Stated task>
From the line with "What matplotlib code" to the line with "nh4_disk_err = [0.14, 0.07, 0.1, 0.1, 0.83, 0.12, 0.2, 0.4]", both included, repeat each line exactly and leave out the pictures.

Data supplied>
※

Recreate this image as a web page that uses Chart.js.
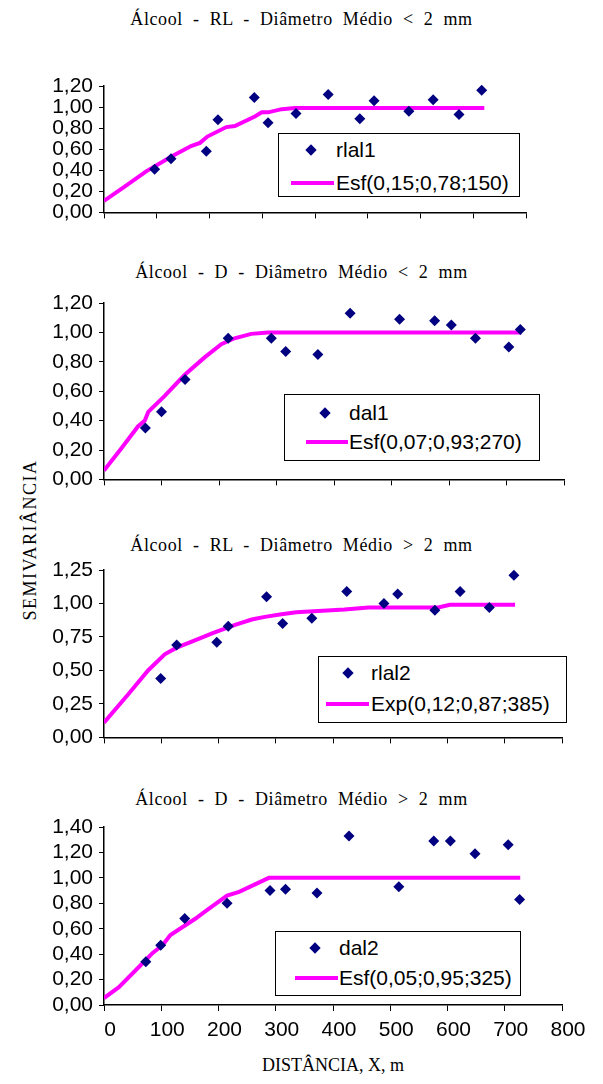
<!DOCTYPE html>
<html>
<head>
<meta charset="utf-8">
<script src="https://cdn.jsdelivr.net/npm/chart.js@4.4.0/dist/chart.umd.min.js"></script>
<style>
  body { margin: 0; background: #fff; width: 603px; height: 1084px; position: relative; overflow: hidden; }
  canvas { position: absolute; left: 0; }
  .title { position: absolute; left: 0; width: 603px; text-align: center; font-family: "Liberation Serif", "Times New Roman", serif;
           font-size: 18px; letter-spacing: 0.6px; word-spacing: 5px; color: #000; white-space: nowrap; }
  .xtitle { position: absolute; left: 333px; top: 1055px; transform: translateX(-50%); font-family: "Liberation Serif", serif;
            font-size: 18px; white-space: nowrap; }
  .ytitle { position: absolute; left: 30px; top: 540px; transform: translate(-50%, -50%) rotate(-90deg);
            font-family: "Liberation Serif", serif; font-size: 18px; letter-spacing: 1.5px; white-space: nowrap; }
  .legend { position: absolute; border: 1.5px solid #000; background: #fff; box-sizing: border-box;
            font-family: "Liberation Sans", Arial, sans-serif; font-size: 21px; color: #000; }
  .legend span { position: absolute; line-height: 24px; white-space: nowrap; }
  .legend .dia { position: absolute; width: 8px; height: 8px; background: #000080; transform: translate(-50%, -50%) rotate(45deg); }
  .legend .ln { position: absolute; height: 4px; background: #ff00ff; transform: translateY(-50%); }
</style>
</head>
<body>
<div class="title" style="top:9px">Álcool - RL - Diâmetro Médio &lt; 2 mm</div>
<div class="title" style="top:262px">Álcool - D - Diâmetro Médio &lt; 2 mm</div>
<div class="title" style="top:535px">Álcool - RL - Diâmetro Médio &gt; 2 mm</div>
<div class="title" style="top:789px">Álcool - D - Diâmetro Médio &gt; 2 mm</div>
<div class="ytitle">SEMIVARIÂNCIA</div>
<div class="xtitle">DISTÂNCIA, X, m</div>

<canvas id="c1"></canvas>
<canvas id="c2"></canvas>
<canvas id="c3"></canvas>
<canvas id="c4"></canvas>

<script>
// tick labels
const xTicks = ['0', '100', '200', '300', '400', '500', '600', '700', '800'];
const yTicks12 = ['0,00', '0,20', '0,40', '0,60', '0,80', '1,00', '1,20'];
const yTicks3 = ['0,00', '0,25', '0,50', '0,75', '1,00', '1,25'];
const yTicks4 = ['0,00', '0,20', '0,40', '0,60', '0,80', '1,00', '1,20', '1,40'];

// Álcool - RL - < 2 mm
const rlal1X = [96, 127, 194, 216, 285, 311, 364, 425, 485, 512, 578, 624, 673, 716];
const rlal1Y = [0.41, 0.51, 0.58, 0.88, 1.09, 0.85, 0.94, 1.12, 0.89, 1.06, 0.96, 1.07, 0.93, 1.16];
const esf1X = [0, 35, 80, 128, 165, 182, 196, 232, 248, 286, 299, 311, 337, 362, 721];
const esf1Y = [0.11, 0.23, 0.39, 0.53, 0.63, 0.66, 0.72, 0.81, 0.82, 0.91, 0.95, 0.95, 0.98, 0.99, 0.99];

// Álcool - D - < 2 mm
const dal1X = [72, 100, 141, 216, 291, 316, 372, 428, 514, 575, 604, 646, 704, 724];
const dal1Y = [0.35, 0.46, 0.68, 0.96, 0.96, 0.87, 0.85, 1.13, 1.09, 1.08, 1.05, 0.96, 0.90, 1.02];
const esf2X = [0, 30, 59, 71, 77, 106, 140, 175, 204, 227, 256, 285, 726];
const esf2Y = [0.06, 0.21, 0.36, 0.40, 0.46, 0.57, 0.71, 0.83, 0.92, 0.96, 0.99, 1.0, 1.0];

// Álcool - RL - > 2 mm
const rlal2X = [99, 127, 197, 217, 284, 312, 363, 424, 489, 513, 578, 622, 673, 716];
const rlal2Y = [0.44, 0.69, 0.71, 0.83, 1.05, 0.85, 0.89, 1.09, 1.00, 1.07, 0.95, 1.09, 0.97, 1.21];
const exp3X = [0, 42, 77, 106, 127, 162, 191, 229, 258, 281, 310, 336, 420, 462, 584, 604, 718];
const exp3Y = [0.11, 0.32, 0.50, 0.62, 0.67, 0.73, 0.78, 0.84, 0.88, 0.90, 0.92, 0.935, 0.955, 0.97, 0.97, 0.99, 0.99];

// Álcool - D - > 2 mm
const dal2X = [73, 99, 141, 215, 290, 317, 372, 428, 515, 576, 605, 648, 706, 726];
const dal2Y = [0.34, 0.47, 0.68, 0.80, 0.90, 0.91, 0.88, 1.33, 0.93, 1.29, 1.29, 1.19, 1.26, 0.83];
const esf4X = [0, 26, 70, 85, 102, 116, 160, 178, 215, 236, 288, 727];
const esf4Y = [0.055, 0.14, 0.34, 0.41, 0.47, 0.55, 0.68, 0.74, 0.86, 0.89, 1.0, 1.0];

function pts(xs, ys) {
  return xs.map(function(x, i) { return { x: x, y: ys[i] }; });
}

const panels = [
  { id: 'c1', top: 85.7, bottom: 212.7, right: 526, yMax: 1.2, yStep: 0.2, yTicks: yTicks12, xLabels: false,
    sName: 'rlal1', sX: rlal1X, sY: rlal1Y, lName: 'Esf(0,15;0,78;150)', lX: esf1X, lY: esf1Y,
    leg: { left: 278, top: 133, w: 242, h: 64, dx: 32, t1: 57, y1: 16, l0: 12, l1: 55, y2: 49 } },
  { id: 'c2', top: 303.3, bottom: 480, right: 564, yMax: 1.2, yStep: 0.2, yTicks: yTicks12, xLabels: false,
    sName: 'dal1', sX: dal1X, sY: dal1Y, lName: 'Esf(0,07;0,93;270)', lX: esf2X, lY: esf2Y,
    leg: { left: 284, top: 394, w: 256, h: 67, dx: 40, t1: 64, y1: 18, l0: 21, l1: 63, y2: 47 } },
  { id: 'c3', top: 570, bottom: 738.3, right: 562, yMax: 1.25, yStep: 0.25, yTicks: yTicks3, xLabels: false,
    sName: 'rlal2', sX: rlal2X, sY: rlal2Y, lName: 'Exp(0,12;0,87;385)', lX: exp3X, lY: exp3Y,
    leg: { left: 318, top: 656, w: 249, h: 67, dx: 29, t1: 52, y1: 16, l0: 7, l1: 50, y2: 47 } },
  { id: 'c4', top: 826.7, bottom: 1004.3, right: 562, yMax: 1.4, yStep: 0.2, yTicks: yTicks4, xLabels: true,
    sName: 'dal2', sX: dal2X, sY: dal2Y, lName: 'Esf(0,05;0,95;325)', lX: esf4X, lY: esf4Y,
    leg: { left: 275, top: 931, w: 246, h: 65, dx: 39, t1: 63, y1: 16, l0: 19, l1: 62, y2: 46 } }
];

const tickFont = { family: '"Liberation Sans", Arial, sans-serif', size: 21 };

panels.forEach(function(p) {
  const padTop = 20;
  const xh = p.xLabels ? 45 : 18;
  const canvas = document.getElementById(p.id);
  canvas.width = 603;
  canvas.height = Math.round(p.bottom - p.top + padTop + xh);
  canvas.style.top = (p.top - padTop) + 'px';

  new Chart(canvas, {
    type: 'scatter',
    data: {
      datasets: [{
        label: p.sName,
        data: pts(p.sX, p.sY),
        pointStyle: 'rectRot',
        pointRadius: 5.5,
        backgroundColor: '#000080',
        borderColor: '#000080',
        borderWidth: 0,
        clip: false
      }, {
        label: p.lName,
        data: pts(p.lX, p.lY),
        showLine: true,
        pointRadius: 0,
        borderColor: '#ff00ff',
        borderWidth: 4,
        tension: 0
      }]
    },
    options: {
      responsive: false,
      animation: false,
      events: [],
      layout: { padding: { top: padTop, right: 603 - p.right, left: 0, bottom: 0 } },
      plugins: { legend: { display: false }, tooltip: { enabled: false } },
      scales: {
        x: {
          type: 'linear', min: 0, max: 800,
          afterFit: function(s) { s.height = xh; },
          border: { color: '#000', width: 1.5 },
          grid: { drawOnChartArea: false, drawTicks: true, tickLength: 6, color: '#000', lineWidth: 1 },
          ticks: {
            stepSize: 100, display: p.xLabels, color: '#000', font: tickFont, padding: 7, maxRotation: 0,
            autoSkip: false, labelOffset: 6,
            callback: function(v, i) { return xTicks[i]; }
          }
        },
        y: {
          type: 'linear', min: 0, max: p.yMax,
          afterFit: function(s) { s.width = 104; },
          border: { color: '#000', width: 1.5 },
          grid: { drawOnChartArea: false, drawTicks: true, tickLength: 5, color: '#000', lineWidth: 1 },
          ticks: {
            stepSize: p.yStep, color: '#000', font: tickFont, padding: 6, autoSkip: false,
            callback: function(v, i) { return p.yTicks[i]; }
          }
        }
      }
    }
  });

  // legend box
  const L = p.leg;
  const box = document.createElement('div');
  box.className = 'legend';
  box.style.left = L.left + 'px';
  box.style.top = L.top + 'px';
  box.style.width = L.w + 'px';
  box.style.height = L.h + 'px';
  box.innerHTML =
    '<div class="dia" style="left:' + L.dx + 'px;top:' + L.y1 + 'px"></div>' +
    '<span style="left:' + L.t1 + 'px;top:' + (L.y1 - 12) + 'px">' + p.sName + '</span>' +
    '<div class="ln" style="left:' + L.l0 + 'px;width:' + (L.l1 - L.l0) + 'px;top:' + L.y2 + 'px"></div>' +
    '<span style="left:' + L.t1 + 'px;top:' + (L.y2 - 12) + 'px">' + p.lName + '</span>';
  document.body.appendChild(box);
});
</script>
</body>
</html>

※

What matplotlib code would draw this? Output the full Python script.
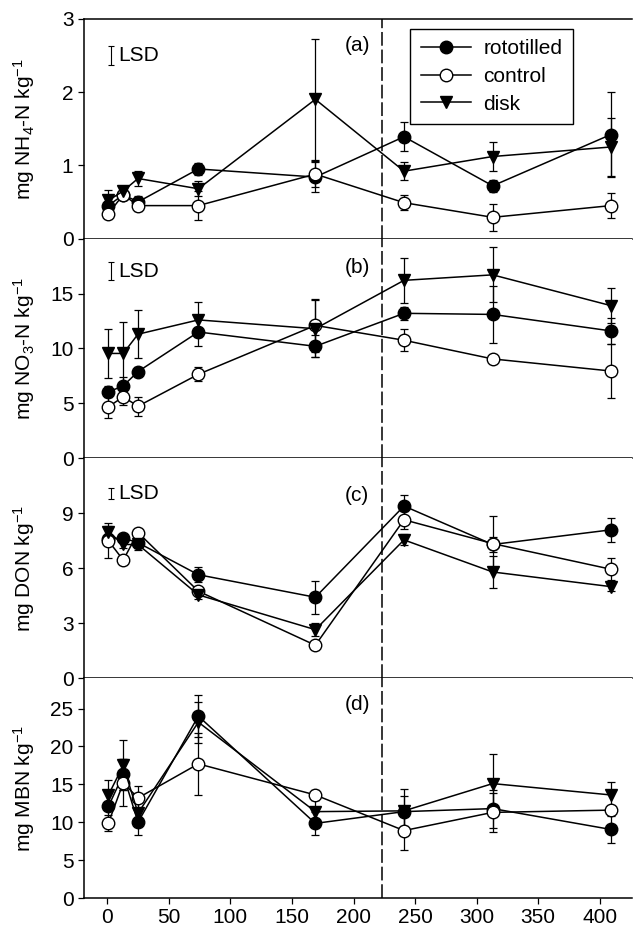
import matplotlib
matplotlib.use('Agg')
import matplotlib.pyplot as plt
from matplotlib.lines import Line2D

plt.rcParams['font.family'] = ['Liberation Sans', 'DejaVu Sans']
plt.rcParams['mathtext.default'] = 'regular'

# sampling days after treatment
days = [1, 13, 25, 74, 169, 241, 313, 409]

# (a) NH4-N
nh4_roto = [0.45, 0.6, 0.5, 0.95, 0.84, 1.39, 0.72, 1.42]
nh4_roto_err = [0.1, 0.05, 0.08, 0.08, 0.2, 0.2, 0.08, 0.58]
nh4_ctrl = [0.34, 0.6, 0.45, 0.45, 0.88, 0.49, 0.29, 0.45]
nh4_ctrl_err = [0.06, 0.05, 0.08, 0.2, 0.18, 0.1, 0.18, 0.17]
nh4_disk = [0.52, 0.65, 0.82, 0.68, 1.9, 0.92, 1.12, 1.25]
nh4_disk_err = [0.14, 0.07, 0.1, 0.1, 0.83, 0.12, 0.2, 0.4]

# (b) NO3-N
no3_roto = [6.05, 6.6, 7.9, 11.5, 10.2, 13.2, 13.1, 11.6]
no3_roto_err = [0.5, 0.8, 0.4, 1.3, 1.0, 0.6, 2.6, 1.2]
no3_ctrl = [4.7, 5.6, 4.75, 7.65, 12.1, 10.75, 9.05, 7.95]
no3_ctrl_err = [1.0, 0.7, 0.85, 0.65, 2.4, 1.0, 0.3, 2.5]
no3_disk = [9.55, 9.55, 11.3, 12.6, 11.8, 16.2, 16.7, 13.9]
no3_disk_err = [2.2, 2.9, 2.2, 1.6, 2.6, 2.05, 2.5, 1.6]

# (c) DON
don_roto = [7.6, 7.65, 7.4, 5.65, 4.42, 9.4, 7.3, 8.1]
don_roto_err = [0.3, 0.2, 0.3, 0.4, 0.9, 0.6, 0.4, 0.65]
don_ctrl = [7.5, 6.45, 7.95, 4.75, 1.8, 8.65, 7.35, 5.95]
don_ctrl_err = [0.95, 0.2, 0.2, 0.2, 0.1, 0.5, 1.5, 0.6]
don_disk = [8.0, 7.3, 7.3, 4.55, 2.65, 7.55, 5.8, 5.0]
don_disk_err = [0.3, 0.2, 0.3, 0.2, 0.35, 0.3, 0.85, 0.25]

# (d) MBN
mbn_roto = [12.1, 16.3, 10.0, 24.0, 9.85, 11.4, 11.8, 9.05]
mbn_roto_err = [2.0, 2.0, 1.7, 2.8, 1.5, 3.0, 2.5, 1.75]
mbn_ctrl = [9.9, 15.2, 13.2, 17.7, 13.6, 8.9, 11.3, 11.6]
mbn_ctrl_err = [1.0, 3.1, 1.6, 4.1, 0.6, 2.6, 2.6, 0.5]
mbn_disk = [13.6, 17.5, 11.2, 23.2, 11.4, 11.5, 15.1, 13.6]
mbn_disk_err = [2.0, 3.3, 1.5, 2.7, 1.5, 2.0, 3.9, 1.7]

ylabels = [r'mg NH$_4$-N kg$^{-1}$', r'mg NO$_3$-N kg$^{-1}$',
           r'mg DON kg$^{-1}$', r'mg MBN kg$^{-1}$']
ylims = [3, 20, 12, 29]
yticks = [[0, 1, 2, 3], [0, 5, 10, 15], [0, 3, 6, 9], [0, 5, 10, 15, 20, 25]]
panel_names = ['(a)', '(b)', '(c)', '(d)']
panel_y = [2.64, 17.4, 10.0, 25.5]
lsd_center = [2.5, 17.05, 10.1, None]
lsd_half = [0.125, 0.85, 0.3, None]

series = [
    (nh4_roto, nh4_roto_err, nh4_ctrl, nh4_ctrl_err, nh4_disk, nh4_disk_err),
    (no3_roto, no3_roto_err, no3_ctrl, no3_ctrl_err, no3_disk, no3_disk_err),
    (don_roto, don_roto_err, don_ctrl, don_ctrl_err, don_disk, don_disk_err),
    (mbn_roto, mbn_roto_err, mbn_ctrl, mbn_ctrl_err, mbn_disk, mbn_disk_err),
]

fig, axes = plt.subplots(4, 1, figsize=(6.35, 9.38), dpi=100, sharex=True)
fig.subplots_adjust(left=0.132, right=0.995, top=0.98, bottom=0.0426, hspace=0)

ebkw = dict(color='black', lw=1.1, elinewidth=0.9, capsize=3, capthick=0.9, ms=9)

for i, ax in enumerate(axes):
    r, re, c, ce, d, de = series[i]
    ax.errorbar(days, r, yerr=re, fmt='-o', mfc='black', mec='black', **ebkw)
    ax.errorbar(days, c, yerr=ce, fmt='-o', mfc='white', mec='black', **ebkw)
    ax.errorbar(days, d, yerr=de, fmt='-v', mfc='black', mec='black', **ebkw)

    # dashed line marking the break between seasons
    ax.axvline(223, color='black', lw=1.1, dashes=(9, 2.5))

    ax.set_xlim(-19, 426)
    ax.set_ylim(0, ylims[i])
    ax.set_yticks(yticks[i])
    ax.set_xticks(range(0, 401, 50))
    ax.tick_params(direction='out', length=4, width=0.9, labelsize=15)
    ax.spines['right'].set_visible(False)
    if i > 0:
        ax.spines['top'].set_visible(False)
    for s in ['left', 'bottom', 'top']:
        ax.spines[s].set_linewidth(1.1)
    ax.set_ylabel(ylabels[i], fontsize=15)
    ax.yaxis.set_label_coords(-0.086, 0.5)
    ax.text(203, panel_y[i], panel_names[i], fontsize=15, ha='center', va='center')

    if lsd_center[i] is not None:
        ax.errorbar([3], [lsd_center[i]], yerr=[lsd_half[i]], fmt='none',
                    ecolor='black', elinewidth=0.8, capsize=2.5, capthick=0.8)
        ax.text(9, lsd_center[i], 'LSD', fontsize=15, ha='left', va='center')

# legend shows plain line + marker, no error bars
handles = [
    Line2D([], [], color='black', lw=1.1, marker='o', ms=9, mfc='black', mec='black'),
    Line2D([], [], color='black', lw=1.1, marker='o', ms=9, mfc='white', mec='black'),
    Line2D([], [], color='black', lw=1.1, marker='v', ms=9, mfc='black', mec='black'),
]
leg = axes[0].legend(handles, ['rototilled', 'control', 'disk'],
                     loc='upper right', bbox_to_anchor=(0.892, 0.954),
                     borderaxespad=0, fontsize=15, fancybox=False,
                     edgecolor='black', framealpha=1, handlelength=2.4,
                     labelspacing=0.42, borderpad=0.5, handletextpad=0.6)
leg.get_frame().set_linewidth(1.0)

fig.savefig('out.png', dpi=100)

※

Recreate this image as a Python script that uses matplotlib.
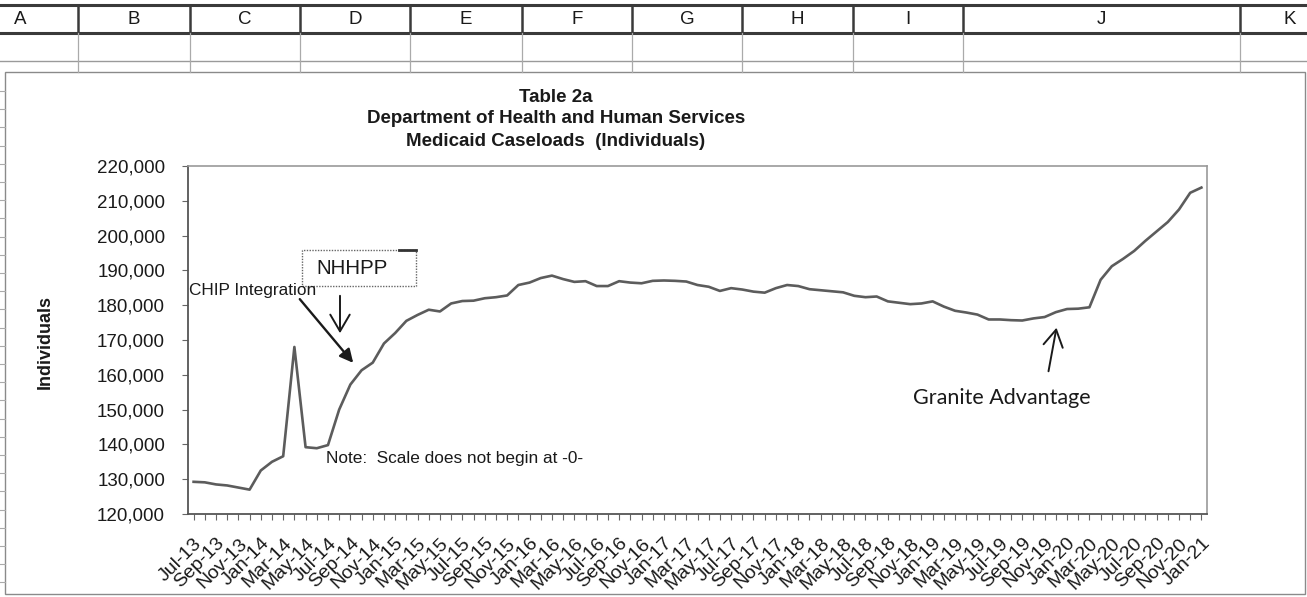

※

Exercise output>
What matplotlib code would draw this? Output the full Python script.
import matplotlib
matplotlib.use('Agg')
import matplotlib.pyplot as plt
from matplotlib.lines import Line2D

plt.rcParams['font.family'] = ['Liberation Sans', 'DejaVu Sans']
plt.rcParams['mathtext.default'] = 'regular'

# sampling days after treatment
days = [1, 13, 25, 74, 169, 241, 313, 409]

# (a) NH4-N
nh4_roto = [0.45, 0.6, 0.5, 0.95, 0.84, 1.39, 0.72, 1.42]
nh4_roto_err = [0.1, 0.05, 0.08, 0.08, 0.2, 0.2, 0.08, 0.58]
nh4_ctrl = [0.34, 0.6, 0.45, 0.45, 0.88, 0.49, 0.29, 0.45]
nh4_ctrl_err = [0.06, 0.05, 0.08, 0.2, 0.18, 0.1, 0.18, 0.17]
nh4_disk = [0.52, 0.65, 0.82, 0.68, 1.9, 0.92, 1.12, 1.25]
nh4_disk_err = [0.14, 0.07, 0.1, 0.1, 0.83, 0.12, 0.2, 0.4]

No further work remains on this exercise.